The Massachusetts Supreme Judicial Court will be ruling on a landmark education case, Hancock v. Driscoll, at some point this year.  The case takes up the question of whether the Commonwealth of Massachusetts has been providing our children with a constitutionally adequate education or not.  I’ve been informally working with a team of policy advocates, educators, lawyers, and child development experts on an amicus brief in that case, which is posted here.  The brief was ably drafted by a Boston lawyer, and HLS grad, Andrea Kramer.

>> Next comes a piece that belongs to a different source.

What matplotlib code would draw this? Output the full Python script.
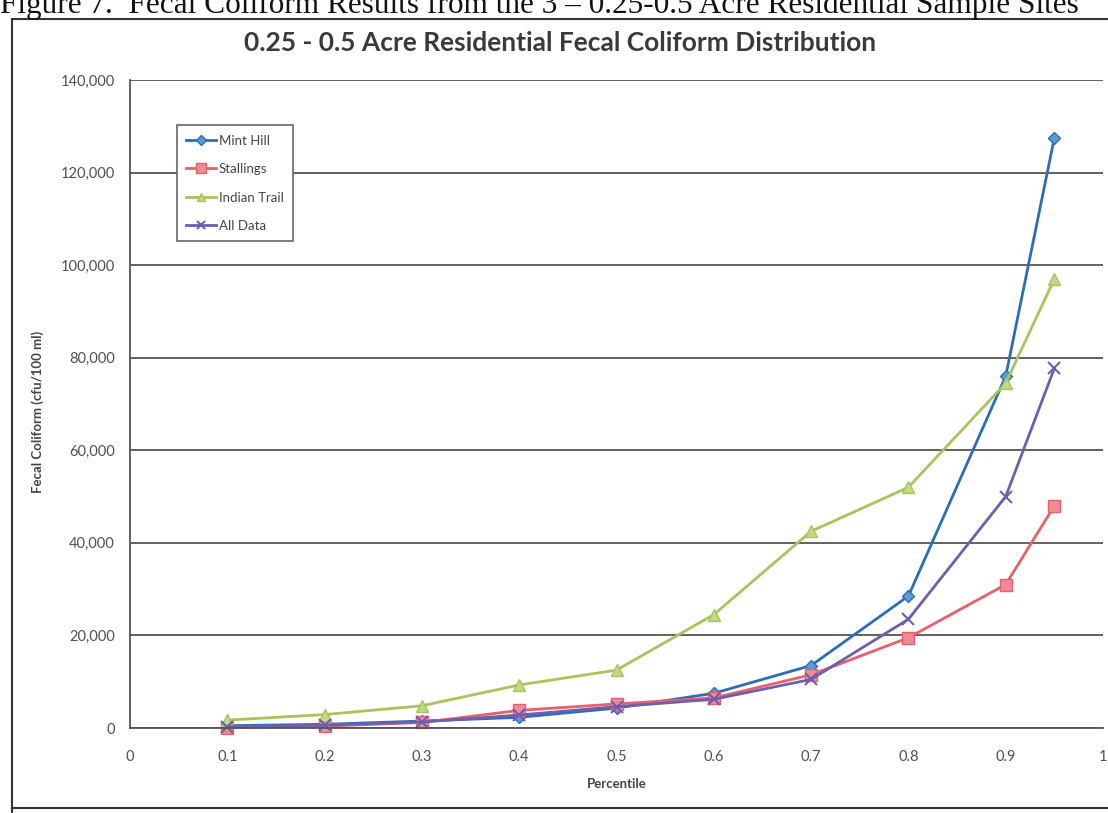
import matplotlib
matplotlib.use("Agg")
import matplotlib.pyplot as plt
from matplotlib.lines import Line2D
from matplotlib.ticker import FuncFormatter, MultipleLocator

# ---------------- data ----------------
percentile = [0.1, 0.2, 0.3, 0.4, 0.5, 0.6, 0.7, 0.8, 0.9, 0.95]
mint_hill = [500, 800, 1500, 2300, 4300, 7500, 13500, 28500, 76000, 127500]
stallings = [100, 400, 1200, 3800, 5200, 6500, 11500, 19500, 31000, 48000]
indian_trail = [1700, 2900, 4800, 9300, 12500, 24500, 42500, 52000, 74500, 97000]
all_data = [300, 600, 1300, 2800, 4600, 6200, 10500, 23500, 50000, 77700]

series_names = ["Mint Hill", "Stallings", "Indian Trail", "All Data"]
x_ticks = [0, 0.1, 0.2, 0.3, 0.4, 0.5, 0.6, 0.7, 0.8, 0.9, 1]
x_tick_labels = ["0", "0.1", "0.2", "0.3", "0.4", "0.5", "0.6", "0.7", "0.8", "0.9", "1"]

title = "0.25 - 0.5 Acre Residential Fecal Coliform Distribution"
caption = "Figure 7.  Fecal Coliform Results from the 3 \u2013 0.25-0.5 Acre Residential Sample Sites"
ylabel = "Fecal Coliform (cfu/100 ml)"
xlabel = "Percentile"

# ---------------- figure ----------------
W, H = 1108, 813
fig = plt.figure(figsize=(W / 100, H / 100), dpi=100)
fig.patch.set_facecolor("white")

def fx(px):
    return px / W

def fy(py):
    return 1 - py / H

ax = fig.add_axes([fx(130), fy(728), fx(1103) - fx(130), fy(80) - fy(728)])
ax.set_xlim(0, 1)
ax.set_ylim(0, 140000)

grid_col = "#555555"
ax.yaxis.set_major_locator(MultipleLocator(20000))
ax.grid(axis="y", color=grid_col, linewidth=1.3)
ax.set_axisbelow(True)
for s in ["top", "right"]:
    ax.spines[s].set_visible(False)
ax.spines["left"].set_color(grid_col)
ax.spines["left"].set_linewidth(1.3)
ax.spines["bottom"].set_color(grid_col)
ax.spines["bottom"].set_linewidth(1.3)

ax.set_xticks(x_ticks)
ax.set_xticklabels(x_tick_labels)
ax.yaxis.set_major_formatter(FuncFormatter(lambda v, p: f"{int(v):,}"))
ax.tick_params(axis="x", length=0, pad=16, labelsize=10.5, labelcolor="#505050")
ax.tick_params(axis="y", length=0, pad=11, labelsize=10.5, labelcolor="#505050")
for lab in ax.get_xticklabels() + ax.get_yticklabels():
    lab.set_fontfamily("Lato")

styles = [
    dict(color="#2a6ebb", marker="D", markersize=6, markerfacecolor="#5b9bd5", markeredgecolor="#2a6ebb"),
    dict(color="#e8606a", marker="s", markersize=9, markerfacecolor="#f08a94", markeredgecolor="#e8606a"),
    dict(color="#a8c45a", marker="^", markersize=8, markerfacecolor="#c5d88a", markeredgecolor="#a8c45a"),
    dict(color="#6b5fae", marker="x", markersize=8, markeredgewidth=1.5),
]
data = [mint_hill, stallings, indian_trail, all_data]
for name, vals, st in zip(series_names, data, styles):
    ax.plot(percentile, vals, label=name, linewidth=2.0, clip_on=False, **st)

leg = ax.legend(loc="upper left", bbox_to_anchor=(0.048, 0.93), borderaxespad=0,
                frameon=True, fancybox=False, edgecolor="#666666", framealpha=1,
                handlelength=2.3, handletextpad=0.2, labelspacing=1.25,
                borderpad=0.7, markerscale=0.8,
                prop={"family": "Lato", "size": 9.5})
leg.get_frame().set_linewidth(1.2)
for t in leg.get_texts():
    t.set_color("#444444")

# axis labels
fig.text(fx(617), fy(784), xlabel, ha="center", va="center",
         fontsize=9.5, fontweight="bold", family="Lato", color="#444444")
fig.text(fx(38), fy(412), ylabel, ha="center", va="center", rotation=90,
         fontsize=9.5, fontweight="bold", family="Lato", color="#444444")

# title
fig.text(fx(560), fy(43), title, ha="center", va="center",
         fontsize=19, fontweight="bold", family="Lato", color="#3a3a3a")

# caption (partially cut off at the top as in the scan)
fig.text(fx(0), fy(13), caption, ha="left", va="baseline",
         fontsize=22.5, family="Liberation Serif", color="#111111")

# chart frame
frame_col = "#333333"
fig.add_artist(Line2D([fx(12), fx(12)], [fy(19), fy(813)], color=frame_col, linewidth=1.5))
fig.add_artist(Line2D([fx(12), fx(1108)], [fy(19), fy(19)], color=frame_col, linewidth=1.5))
fig.add_artist(Line2D([fx(12), fx(1108)], [fy(808), fy(808)], color=frame_col, linewidth=1.5))

fig.savefig("out.png", dpi=100, facecolor="white")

Mass2020‘s Chris Gabrieli and Jennifer Davis wrote in an e-mail today: “In the coming year, the Massachusetts Supreme Judicial Court will rule on a case that promises to be one of the most important matters impacting public education and children in Massachusetts in the state’s history.  The ruling will come in the Hancock v. Driscoll school financing case, where students from underperforming districts have brought suit against the state, claiming that it has not satisfied its constitutional duty to educate all children.  The plaintiffs argue that their schools, which serve a high proportion of at-risk students, are significantly under-resourced and, thus, cannot possibly adequately educate students to the high standards which the state has set.  These standards are fixed through the seven curriculum frameworks, which cover English/Language Arts, mathematics, science, social science, language, health and the arts.  Setting the educational bar so high, and in such a wide variety of subjects, without furnishing enough resources to reach the bar, say the plaintiffs, means that the Commonwealth of Massachusetts is in default of its own constitutional mandate.

Led by Massachusetts 2020 and the Nellie Mae Education Foundation, a group of organizations and individuals committed to increasing the time children at-risk spend in productive learning environments recently filed an amicus curiae brief to extend the plaintiffs’ argument further.  The brief contends that the lack of resources for at-risk children comes not only in the form of money, but also in the form of time.  Our schools still operate on the same schedule they did since the 19th century, even as our expectations for what children should know and be able to do are so much higher. If the state is to live up to its constitutional duty, it must implement policies that extend the real learning time of students or else too many will simply not meet the state’s high standards for learning.”

For the lower court opinion, look here.  It’s an interesting and important case (even though it has nothing to do with Internet law!).